§ Short problem
Would you write out the listing verbatim and skip every picture in it?

§ Supplied information
>>>
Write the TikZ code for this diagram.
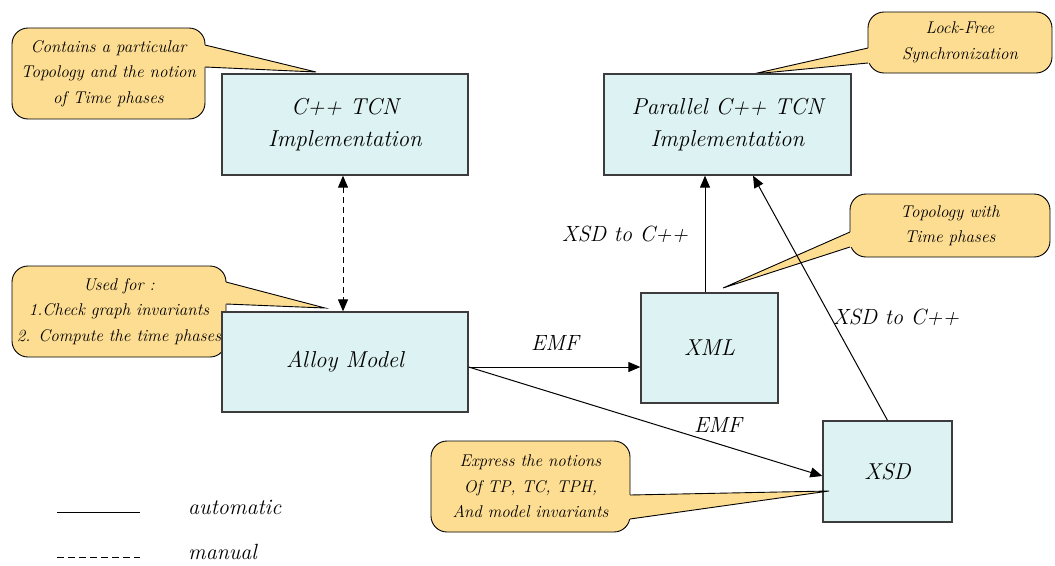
\documentclass[tikz,border=0pt]{standalone}
\usepackage{fontspec}
\usetikzlibrary{arrows.meta,calc}
\definecolor{boxfill}{RGB}{221,242,242}
\definecolor{boxline}{RGB}{60,60,60}
\definecolor{notefill}{RGB}{253,221,145}

\begin{document}
\begin{tikzpicture}[x=1pt,y=-1pt,
  procbox/.style={draw=boxline, line width=1.3pt, fill=boxfill, inner sep=0pt,
    align=center, font=\fontsize{23}{32}\selectfont\itshape},
  notebox/.style={draw=black, line width=0.9pt, fill=notefill, rounded corners=16pt,
    inner sep=0pt, align=center, font=\fontsize{17}{25.5}\selectfont\itshape},
  noteedge/.style={draw=black, line width=0.9pt, line join=miter},
  lbl/.style={font=\fontsize{22}{26}\selectfont\itshape, inner sep=0pt},
  flow/.style={line width=1pt, -{Triangle[length=12pt,width=10pt]}},
  manualflow/.style={line width=1pt, dash pattern=on 6pt off 4pt,
    {Triangle[length=12pt,width=10pt]}-{Triangle[length=12pt,width=10pt]}},
]
\useasboundingbox (0,0) rectangle (1055,565);

% ---- notes drawn beneath the boxes ----
% note on the sequential implementation
\node[notebox, minimum width=193pt, minimum height=91pt] (n1) at (108.5,73.5)
  {Contains a particular\\Topology and the notion\\of Time phases};
\coordinate (n1a) at (205,45); \coordinate (n1b) at (205,67); \coordinate (n1t) at (316,72);
\fill[notefill] ([xshift=-3pt]n1a) -- (n1a) -- (n1t) -- (n1b) -- ([xshift=-3pt]n1b) -- cycle;
\draw[noteedge] (n1a) -- (n1t) -- (n1b);

% note on the parallel implementation
\node[notebox, minimum width=184pt, minimum height=61pt] (n2) at (960,42.5)
  {Lock-Free\\Synchronization};
\coordinate (n2a) at (868,48); \coordinate (n2b) at (868,63); \coordinate (n2t) at (753,74);
\fill[notefill] ([xshift=3pt]n2a) -- (n2a) -- (n2t) -- (n2b) -- ([xshift=3pt]n2b) -- cycle;
\draw[noteedge] (n2a) -- (n2t) -- (n2b);

% note on the XML file
\node[notebox, minimum width=200pt, minimum height=63pt] (n3) at (950,225.5)
  {Topology with\\Time phases};
\coordinate (n3a) at (850,232); \coordinate (n3b) at (850,247); \coordinate (n3t) at (723,288);
\fill[notefill] ([xshift=3pt]n3a) -- (n3a) -- (n3t) -- (n3b) -- ([xshift=3pt]n3b) -- cycle;
\draw[noteedge] (n3a) -- (n3t) -- (n3b);

% note on the Alloy model
\node[notebox, minimum width=214pt, minimum height=91pt] (n4) at (119,311.5)
  {Used for :\\1.Check graph invariants\\2. Compute the time phases};
\coordinate (n4a) at (226,282); \coordinate (n4b) at (226,304); \coordinate (n4t) at (325,308);
\fill[notefill] ([xshift=-3pt]n4a) -- (n4a) -- (n4t) -- (n4b) -- ([xshift=-3pt]n4b) -- cycle;
\draw[noteedge] (n4a) -- (n4t) -- (n4b);

% ---- process boxes ----
\node[procbox, minimum width=246pt, minimum height=101pt] (cpp) at (345,124.5)
  {C++ TCN\\Implementation};
\node[procbox, minimum width=247pt, minimum height=101pt] (par) at (727.5,124.5)
  {Parallel C++ TCN\\Implementation};
\node[procbox, minimum width=246pt, minimum height=100pt] (alloy) at (345,362)
  {Alloy Model};
\node[procbox, minimum width=137pt, minimum height=110pt] (xml) at (709.5,348)
  {XML};
\node[procbox, minimum width=129pt, minimum height=101pt] (xsd) at (887.5,471.5)
  {XSD};

% ---- connectors ----
\draw[manualflow] ([xshift=-2pt]cpp.south) -- ([xshift=-2pt]alloy.north);

\coordinate (aout) at ([yshift=-5pt]alloy.east);
\draw[flow] (aout) -- (aout -| xml.west);
\node[lbl] (emf1) at (555,343) {EMF};

\draw[flow] (aout) -- ([yshift=-4.5pt]xsd.west);
\node[lbl] (emf2) at (718,425) {EMF};

\coordinate (xmlup) at ([xshift=-4.5pt]xml.north);
\draw[flow] (xmlup) -- (xmlup |- par.south);
\node[lbl] (gen1) at (625,234) {XSD to C++};

\draw[flow] (xsd.north) -- ([xshift=25.5pt]par.south);
\node[lbl] (gen2) at (896,317) {XSD to C++};

% ---- note on the schema, drawn over its box ----
\node[notebox, minimum width=199pt, minimum height=91pt] (n5) at (530.5,486.5)
  {Express the notions\\Of TP, TC, TPH,\\And model invariants};
\coordinate (n5a) at (630,495); \coordinate (n5b) at (630,519); \coordinate (n5t) at (829,491);
\fill[notefill] ([xshift=-3pt]n5a) -- (n5a) -- (n5t) -- (n5b) -- ([xshift=-3pt]n5b) -- cycle;
\draw[noteedge] (n5a) -- (n5t) -- (n5b);

% ---- legend ----
\coordinate (la1) at (57,512); \coordinate (la2) at (140,512);
\coordinate (lm1) at (57,557); \coordinate (lm2) at (140,557);
\draw[line width=1pt] (la1) -- (la2);
\draw[line width=0.8pt, dash pattern=on 7pt off 4pt] (lm1) -- (lm2);
\node[lbl, anchor=west] (lauto) at (188,507) {automatic};
\node[lbl, anchor=west] (lman) at (188,552) {manual};
\end{tikzpicture}
\end{document}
<<<
§ The reply
Write the TikZ code for this diagram.
\documentclass[tikz,border=0pt]{standalone}
\usepackage{fontspec}
\usetikzlibrary{arrows.meta,calc}
\definecolor{boxfill}{RGB}{221,242,242}
\definecolor{boxline}{RGB}{60,60,60}
\definecolor{notefill}{RGB}{253,221,145}

\begin{document}
\begin{tikzpicture}[x=1pt,y=-1pt,
  procbox/.style={draw=boxline, line width=1.3pt, fill=boxfill, inner sep=0pt,
    align=center, font=\fontsize{23}{32}\selectfont\itshape},
  notebox/.style={draw=black, line width=0.9pt, fill=notefill, rounded corners=16pt,
    inner sep=0pt, align=center, font=\fontsize{17}{25.5}\selectfont\itshape},
  noteedge/.style={draw=black, line width=0.9pt, line join=miter},
  lbl/.style={font=\fontsize{22}{26}\selectfont\itshape, inner sep=0pt},
  flow/.style={line width=1pt, -{Triangle[length=12pt,width=10pt]}},
  manualflow/.style={line width=1pt, dash pattern=on 6pt off 4pt,
    {Triangle[length=12pt,width=10pt]}-{Triangle[length=12pt,width=10pt]}},
]
\useasboundingbox (0,0) rectangle (1055,565);

% ---- notes drawn beneath the boxes ----
% note on the sequential implementation
\node[notebox, minimum width=193pt, minimum height=91pt] (n1) at (108.5,73.5)
  {Contains a particular\\Topology and the notion\\of Time phases};
\coordinate (n1a) at (205,45); \coordinate (n1b) at (205,67); \coordinate (n1t) at (316,72);
\fill[notefill] ([xshift=-3pt]n1a) -- (n1a) -- (n1t) -- (n1b) -- ([xshift=-3pt]n1b) -- cycle;
\draw[noteedge] (n1a) -- (n1t) -- (n1b);

% note on the parallel implementation
\node[notebox, minimum width=184pt, minimum height=61pt] (n2) at (960,42.5)
  {Lock-Free\\Synchronization};
\coordinate (n2a) at (868,48); \coordinate (n2b) at (868,63); \coordinate (n2t) at (753,74);
\fill[notefill] ([xshift=3pt]n2a) -- (n2a) -- (n2t) -- (n2b) -- ([xshift=3pt]n2b) -- cycle;
\draw[noteedge] (n2a) -- (n2t) -- (n2b);

% note on the XML file
\node[notebox, minimum width=200pt, minimum height=63pt] (n3) at (950,225.5)
  {Topology with\\Time phases};
\coordinate (n3a) at (850,232); \coordinate (n3b) at (850,247); \coordinate (n3t) at (723,288);
\fill[notefill] ([xshift=3pt]n3a) -- (n3a) -- (n3t) -- (n3b) -- ([xshift=3pt]n3b) -- cycle;
\draw[noteedge] (n3a) -- (n3t) -- (n3b);

% note on the Alloy model
\node[notebox, minimum width=214pt, minimum height=91pt] (n4) at (119,311.5)
  {Used for :\\1.Check graph invariants\\2. Compute the time phases};
\coordinate (n4a) at (226,282); \coordinate (n4b) at (226,304); \coordinate (n4t) at (325,308);
\fill[notefill] ([xshift=-3pt]n4a) -- (n4a) -- (n4t) -- (n4b) -- ([xshift=-3pt]n4b) -- cycle;
\draw[noteedge] (n4a) -- (n4t) -- (n4b);

% ---- process boxes ----
\node[procbox, minimum width=246pt, minimum height=101pt] (cpp) at (345,124.5)
  {C++ TCN\\Implementation};
\node[procbox, minimum width=247pt, minimum height=101pt] (par) at (727.5,124.5)
  {Parallel C++ TCN\\Implementation};
\node[procbox, minimum width=246pt, minimum height=100pt] (alloy) at (345,362)
  {Alloy Model};
\node[procbox, minimum width=137pt, minimum height=110pt] (xml) at (709.5,348)
  {XML};
\node[procbox, minimum width=129pt, minimum height=101pt] (xsd) at (887.5,471.5)
  {XSD};

% ---- connectors ----
\draw[manualflow] ([xshift=-2pt]cpp.south) -- ([xshift=-2pt]alloy.north);

\coordinate (aout) at ([yshift=-5pt]alloy.east);
\draw[flow] (aout) -- (aout -| xml.west);
\node[lbl] (emf1) at (555,343) {EMF};

\draw[flow] (aout) -- ([yshift=-4.5pt]xsd.west);
\node[lbl] (emf2) at (718,425) {EMF};

\coordinate (xmlup) at ([xshift=-4.5pt]xml.north);
\draw[flow] (xmlup) -- (xmlup |- par.south);
\node[lbl] (gen1) at (625,234) {XSD to C++};

\draw[flow] (xsd.north) -- ([xshift=25.5pt]par.south);
\node[lbl] (gen2) at (896,317) {XSD to C++};

% ---- note on the schema, drawn over its box ----
\node[notebox, minimum width=199pt, minimum height=91pt] (n5) at (530.5,486.5)
  {Express the notions\\Of TP, TC, TPH,\\And model invariants};
\coordinate (n5a) at (630,495); \coordinate (n5b) at (630,519); \coordinate (n5t) at (829,491);
\fill[notefill] ([xshift=-3pt]n5a) -- (n5a) -- (n5t) -- (n5b) -- ([xshift=-3pt]n5b) -- cycle;
\draw[noteedge] (n5a) -- (n5t) -- (n5b);

% ---- legend ----
\coordinate (la1) at (57,512); \coordinate (la2) at (140,512);
\coordinate (lm1) at (57,557); \coordinate (lm2) at (140,557);
\draw[line width=1pt] (la1) -- (la2);
\draw[line width=0.8pt, dash pattern=on 7pt off 4pt] (lm1) -- (lm2);
\node[lbl, anchor=west] (lauto) at (188,507) {automatic};
\node[lbl, anchor=west] (lman) at (188,552) {manual};
\end{tikzpicture}
\end{document}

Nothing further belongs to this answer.